— Дядя Коля, возьмите меня в партизанский отряд, — попросил я, возвращая парабеллум.
— А что? Я не против, — ответил Власов. — Но надо поговорить с командиром.
Партизаны наведывались к Каваляускасам не так часто, но регулярно. Приходил и тот высокий в кожанке — командир. Я и у него попросился в партизанский отряд.
— А мама отпустит? — спросил он.
— Нет, конечно.
— Ну, вот, как же мы тебя возьмем, если мама не отпустит?
— А вы возьмите меня вместе с мамой.
— Она согласна?
— Не знаю, — опустил я голову.
— Ладно, потерпи немного. Сейчас мы вас не можем, взять в отряд. А там видно будет, — сказал командир.
Вскоре после этого разговора в усадьбе Каваляускасов неожиданно появилась гостья — маленькая, сгорбленная старушка со стеком в руке, заменяющим ей посох. Завидев ее еще издали, Йонас остолбенел. Потом опомнился, крикнул Зосю, и его словно ветром подхватило: он тут же загнал собаку в будку и вход прикрыл старым корытом, потом побежал в школу предупредить раненого, чтобы он сидел там тихо и пока не выходил оттуда. На крыльцо выскочила Зося и тоже переполошилась.

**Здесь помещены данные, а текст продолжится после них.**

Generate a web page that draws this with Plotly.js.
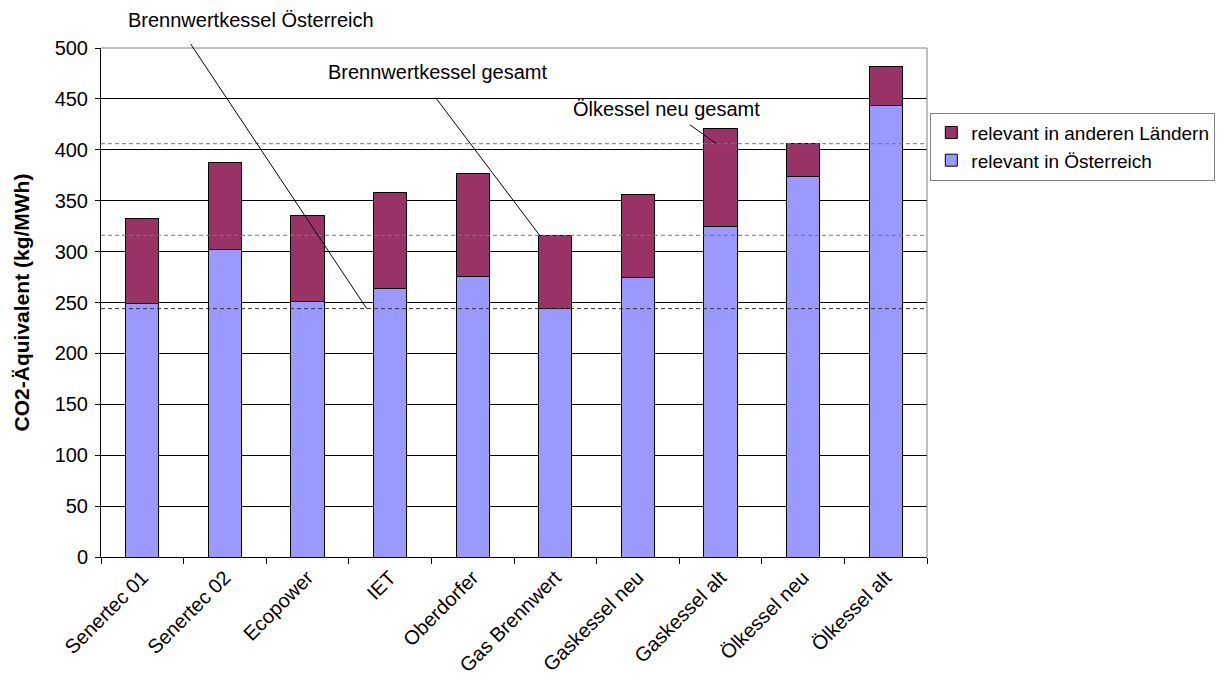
<!DOCTYPE html>
<html>
<head>
<meta charset="utf-8">
<script src="https://cdn.plot.ly/plotly-3.0.1.min.js"></script>
<style>html,body{margin:0;padding:0;background:#fff;}#chart{width:1227px;height:686px;}</style>
</head>
<body>
<div id="chart"></div>
<script>
const categories = ["Senertec 01","Senertec 02","Ecopower","IET","Oberdorfer","Gas Brennwert","Gaskessel neu","Gaskessel alt","Ölkessel neu","Ölkessel alt"];
const oesterreich = [249, 302, 251, 264, 276, 244, 275, 325, 374, 444];
const andereLaender = [84, 86, 84, 94, 101, 72, 81, 96, 32, 38];
const seriesNames = ["relevant in Österreich", "relevant in anderen Ländern"];
const refLabels = ["Brennwertkessel Österreich", "Brennwertkessel gesamt", "Ölkessel neu gesamt"];

const totals = oesterreich.map((v, i) => v + andereLaender[i]);
const gbIdx = categories.indexOf("Gas Brennwert");
const onIdx = categories.indexOf("Ölkessel neu");
const refValues = [oesterreich[gbIdx], totals[gbIdx], totals[onIdx]];

const font = "Liberation Sans, Arial, sans-serif";
const fs = 20;

const traces = [
  {type: "bar", name: seriesNames[0], x: categories, y: oesterreich,
   marker: {color: "#9999FF", line: {color: "#000000", width: 1}}, width: 0.4, hoverinfo: "y"},
  {type: "bar", name: seriesNames[1], x: categories, y: andereLaender,
   marker: {color: "#993366", line: {color: "#000000", width: 1}}, width: 0.4, hoverinfo: "y"}
];

const shapes = [
  {type: "line", xref: "paper", x0: 0, x1: 1, yref: "y", y0: refValues[0], y1: refValues[0], line: {color: "#333333", width: 1, dash: "4px,3px"}, layer: "above"},
  {type: "line", xref: "paper", x0: 0, x1: 1, yref: "y", y0: refValues[1], y1: refValues[1], line: {color: "#777777", width: 1, dash: "4px,3px"}, layer: "above"},
  {type: "line", xref: "paper", x0: 0, x1: 1, yref: "y", y0: refValues[2], y1: refValues[2], line: {color: "#777777", width: 1, dash: "4px,3px"}, layer: "above"},
  {type: "line", xref: "paper", x0: 0, x1: 1, yref: "paper", y0: 1, y1: 1, line: {color: "#808080", width: 1}, layer: "above"},
  {type: "line", xref: "paper", x0: 1, x1: 1, yref: "paper", y0: 0, y1: 1, line: {color: "#808080", width: 1}, layer: "above"}
];

const txt = {family: font, size: fs, color: "#000"};
const annotations = [
  {xref: "paper", yref: "paper", x: 0.181, y: 1.055, xanchor: "center", yanchor: "middle", text: refLabels[0], showarrow: false, font: txt},
  {xref: "paper", yref: "paper", x: 0.407, y: 0.953, xanchor: "center", yanchor: "middle", text: refLabels[1], showarrow: false, font: txt},
  {xref: "paper", yref: "paper", x: 0.685, y: 0.88, xanchor: "center", yanchor: "middle", text: refLabels[2], showarrow: false, font: txt},
  {xref: "x", yref: "y", x: 2.717, y: refValues[0], ax: -177, ay: -266, text: "", showarrow: true, arrowhead: 0, arrowwidth: 1, arrowcolor: "#000"},
  {xref: "x", yref: "y", x: 4.81, y: refValues[1], ax: -105, ay: -139, text: "", showarrow: true, arrowhead: 0, arrowwidth: 1, arrowcolor: "#000"},
  {xref: "x", yref: "y", x: 6.95, y: refValues[2], ax: -28, ay: -20, text: "", showarrow: true, arrowhead: 0, arrowwidth: 1, arrowcolor: "#000"}
];

const layout = {
  width: 1227, height: 686,
  margin: {l: 101, r: 296, t: 48, b: 129, pad: 0},
  paper_bgcolor: "#ffffff", plot_bgcolor: "#ffffff",
  font: txt,
  barmode: "stack",
  showlegend: true,
  legend: {x: 1.004, xanchor: "left", y: 0.873, yanchor: "top", traceorder: "reversed",
           bordercolor: "#808080", borderwidth: 1, font: {family: font, size: 19, color: "#000"},
           itemwidth: 30, tracegroupgap: 0, bgcolor: "#fff"},
  xaxis: {type: "category", tickson: "boundaries", ticks: "outside", ticklen: 6, tickcolor: "#000",
          showline: true, linecolor: "#000", linewidth: 1, tickangle: -45, showgrid: false,
          tickfont: txt, range: [-0.5, 9.5]},
  yaxis: {range: [0, 500], dtick: 50, ticks: "outside", ticklen: 5, tickcolor: "#000",
          showline: true, linecolor: "#000", linewidth: 1, showgrid: true, gridcolor: "#000", gridwidth: 1,
          zeroline: false, tickfont: txt, ticklabelstandoff: 3,
          title: {text: "<b>CO2-Äquivalent (kg/MWh)</b>", font: {family: font, size: 21, color: "#000"}, standoff: 19}},
  shapes: shapes,
  annotations: annotations
};

Plotly.newPlot("chart", traces, layout, {displayModeBar: false, staticPlot: true});
</script>
</body>
</html>
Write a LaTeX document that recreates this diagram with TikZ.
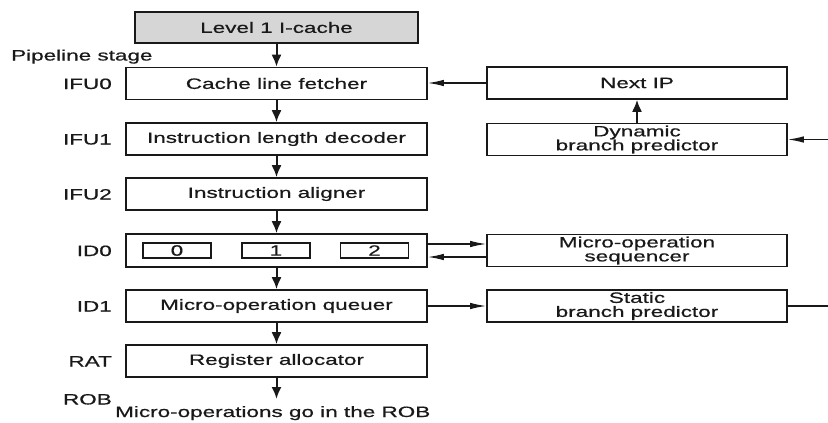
\documentclass[tikz,border=0pt]{standalone}
\usepackage{fontspec}
\setmainfont{Liberation Sans}[FakeStretch=1.5, FakeBold=0.6]
\usetikzlibrary{arrows.meta}
\begin{document}
\begin{tikzpicture}[x=1pt,y=-1pt,
  font=\fontsize{15}{14}\selectfont,
  stagebox/.style={draw=black!90, line width=1.6pt, minimum width=301pt, minimum height=32pt, inner sep=0pt, align=center, text=black!90},
  sidebox/.style={stagebox, minimum width=300pt},
  slot/.style={draw=black!90, line width=1.4pt, minimum width=68pt, minimum height=15pt, inner sep=0pt, text=black!90},
  stagelbl/.style={anchor=base east, inner sep=0pt, text=black!90},
  down/.style={draw=black!90, line width=2pt, -{Latex[length=12pt,width=10pt]}},
  side/.style={draw=black!90, line width=1.3pt, -{Latex[length=16pt,width=6.5pt]}},
  plain/.style={draw=black!90, line width=1.3pt}]
\useasboundingbox (0,0) rectangle (828,423);

% cache at the top
\node[stagebox, fill=black!16, minimum width=283pt, minimum height=31pt] (cache) at (276.5,27.5) {Level 1 I-cache};

% pipeline column
\node[stagebox] (ifu0) at (276.5,83.5) {Cache line fetcher};
\node[stagebox] (ifu1) at (276.5,139) {Instruction length decoder};
\node[stagebox] (ifu2) at (276.5,194) {Instruction aligner};
\node[stagebox, minimum height=33pt] (id0) at (276.5,250.5) {};
\node[slot] (s0) at (177,250.5) {0};
\node[slot] (s1) at (276,250.5) {1};
\node[slot] (s2) at (374.5,250.5) {2};
\node[stagebox] (id1) at (276.5,306) {Micro-operation queuer};
\node[stagebox] (rat) at (276.5,361) {Register allocator};
\coordinate (rob) at (276.5,399);

% stage names
\node[anchor=base west, inner sep=0pt, text=black!90] (ps) at (11,60.5) {Pipeline stage};
\node[stagelbl] (l0) at (112,89) {IFU0};
\node[stagelbl] (l1) at (112,144.5) {IFU1};
\node[stagelbl] (l2) at (112,199.5) {IFU2};
\node[stagelbl] (l3) at (112,256) {ID0};
\node[stagelbl] (l4) at (112,311.5) {ID1};
\node[stagelbl] (l5) at (112,366.5) {RAT};
\node[stagelbl] (l6) at (112,404.5) {ROB};
\node[anchor=base west, inner sep=0pt, text=black!90] (out) at (115,417) {Micro-operations go in the ROB};

% side units
\node[sidebox] (nip) at (637,83) {Next IP};
\node[sidebox] (dyn) at (637,139.5) {Dynamic\\branch predictor};
\node[sidebox] (seq) at (637,250.5) {Micro-operation\\sequencer};
\node[sidebox] (sta) at (637,306) {Static\\branch predictor};

% edge of the drawing on the right
\coordinate (dynin) at (828,139.5);
\coordinate (staout) at (828,306);

% main flow
\draw[down] (cache) -- (ifu0);
\draw[down] (ifu0) -- (ifu1);
\draw[down] (ifu1) -- (ifu2);
\draw[down] (ifu2) -- (id0);
\draw[down] (id0) -- (id1);
\draw[down] (id1) -- (rat);
\draw[down] (rat) -- (rob);

% side connections
\draw[side] (nip) -- (ifu0.east |- nip);
\draw[down] (dyn) -- (nip);
\draw[side] (dynin) -- (dyn.east |- dynin);
\draw[side] (id0.east |- 0,244) -- (seq.west |- 0,244);
\draw[side] (seq.west |- 0,257) -- (id0.east |- 0,257);
\draw[side] (id1) -- (sta.west |- id1);
\draw[plain] (sta.east |- staout) -- (staout);
\end{tikzpicture}
\end{document}
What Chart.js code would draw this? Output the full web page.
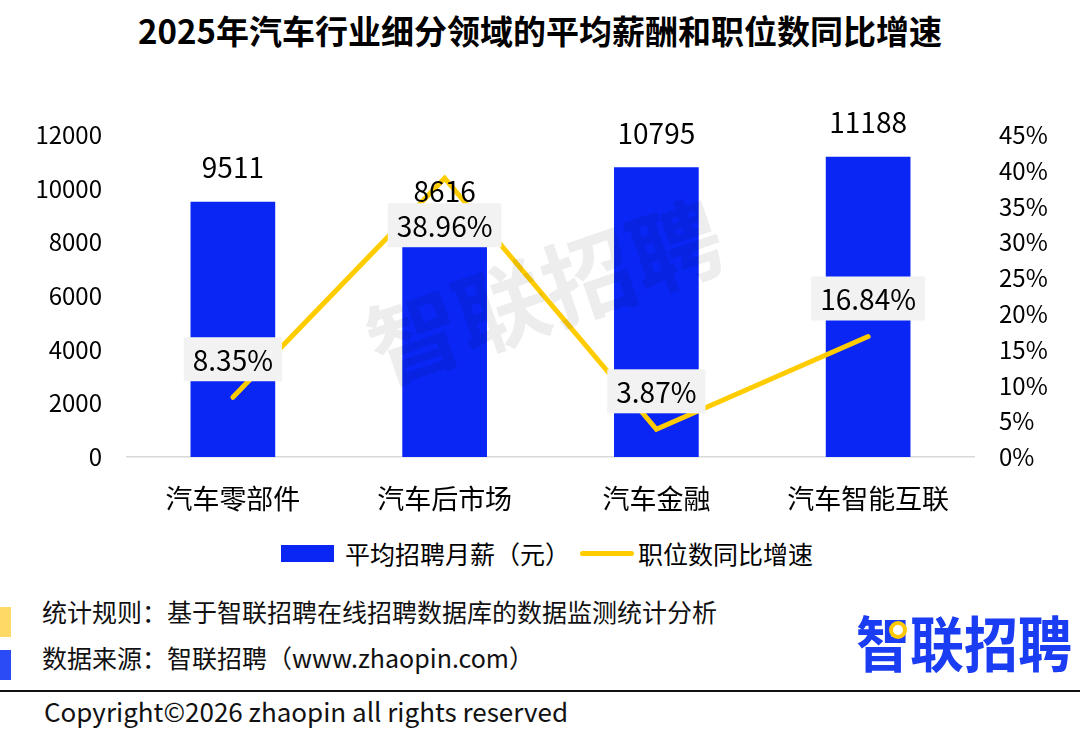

Когда старушка вошла во двор, хозяева подхватили ее под руки и, беспрестанно кланяясь ей и улыбаясь, повели в дом. Мы с мамой в это время находились во дворе. Вскоре на крыльцо выбежала Зося и позвала нас торжественным голосом, словно хотела сообщить нам величайшую радостную новость:
— Паша!.. Владукас!.. Скорее сюда! Вас желает видеть барыня!..
Какая барыня? Зачем она желает нас видеть? Ничего не понятно. Вслед за Зосей мы вошли в дом. К нам семенящей походкой подошла незнакомая старушка, которую только что с такой любезностью встретили хозяева, и тоненьким, певучим голосом на чистом русском языке заговорила:
— Здравствуйте!.. Вы и есть те самые русские, про которых мне рассказывал муж — доктор Гирдвайнис? А это тот мальчик, у которого приступы эпилепсии? Очень неприятная болезнь. До сих пор мировая медицина бессильна перед ней, врачи не знают, отчего она возникает и как ее лечить. А что вам сказали в Шяуляйской поликлинике?
Не дождавшись ответа, старушка воскликнула:
— Ах, да! Мы еще не познакомились… Ольга Мальцова, — представилась она, сунув свою руку вначале маме, потом мне. Рука у нее была детская: сухонькая, легонькая, обтянутая тонкой глянцевой кожицей с синими прожилками. Голова слегка тряслась. На маленьком, точно у куклы, личике со множеством морщин застыла строгая, непроницаемая маска.
Это была та самая знаменитая русская помещица-соседка, имя которой Каваляускасы произносили с благоговением и всегда подобострастно кланялись, завидев еще издали ее роскошный тарантас с кожаным верхом, запряженный тройкой лихих рысаков. Но сама барыня, проезжая мимо их усадьбы, на поклоны не отвечала. Каково же было удивление и радость Каваляускасов, когда эта гордая и недоступная помещица сама явилась к ним! Причем не в своей роскошной пролетке, а пешком. Еще больше удивились они, когда барыня Ольга сказала, что хочет видеть русских батраков.
— Муж говорил мне, что вы эвакуировались из Дятькова. Это правда? — не давая никому опомниться, сыпала она вопросы, делая ударение в слове «Дятьково» на первое «о», а не на «я», как произносят современные дятьковцы. — О, как меня взволновала и обрадовала эта весть, вы даже представить себе не можете!.. Дятьково, Дятьково!.. Милая, лесная глушь!.. Америка в России!.. Вы читали рассказ господина Немировича-Данченко «Америка в России», опубликованный в «Русской мысли»?.. Ах, да, конечно, вы не могли его читать: ведь он опубликован был еще в прошлом веке. А жаль! В нем прекрасно описаны мальцовские заводы, в том числе и Дятьковский хрустальный, где помещалась главная контора и жил мой дед генерал Сергей Иванович Мальцов! Вы что-нибудь знаете о нем? — обратилась она к маме. Мама кивнула, но прийти в себя еще не могла, чтобы заговорить. Еще бы! Ведь перед ней стояла живая музейная редкость. Конечно, она слышала и читала до войны много всяких рассказов о Мальцовых — основателях города Дятькова и Дятьковского хрустального завода. Газеты писали, как во времена крепостного права один из Мальцовых, «радетель» населения округа «опекал» рабочих: отбирал у них последние трудовые гроши, и без разрешения хозяина они не имели права жениться.